PERSONAL INFORMATION COLLECTION STATEMENT

Your supply of your and your proxy’s (or proxies’) name(s) and address(es) is on a voluntary basis for the purpose of processing your request for the appointment of a proxy (or proxies) and your voting instructions for the Meeting of the Company (the ‘Purposes’). We may transfer your and your proxy’s (or proxies’) name(s) and address(es) to our agent, contractor, or third party service provider who provides administrative, computer and other services to us for use in connection with the Purposes and to such parties who are authorized by law to request the information or are otherwise relevant for the Purposes and need to receive the information.
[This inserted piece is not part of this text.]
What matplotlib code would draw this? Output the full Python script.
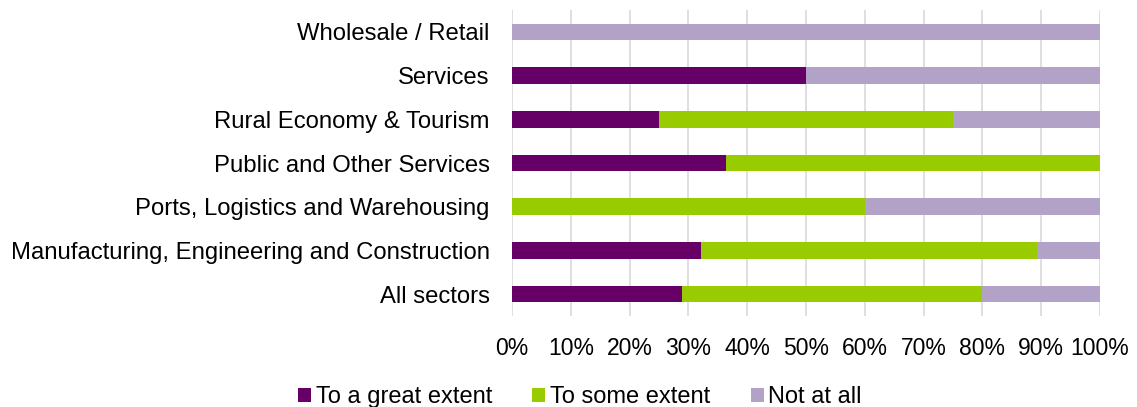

Your and your proxy’s (or proxies’) name(s) and address(es) will be retained for such period as may be necessary to fulfil the Purposes. Request for access to and/or correction of the relevant personal data can be made in accordance with the provisions of the Personal Data (Privacy) Ordinance and any such request should be in writing by mail to the Company/Tricor Investor Services Limited at the above address.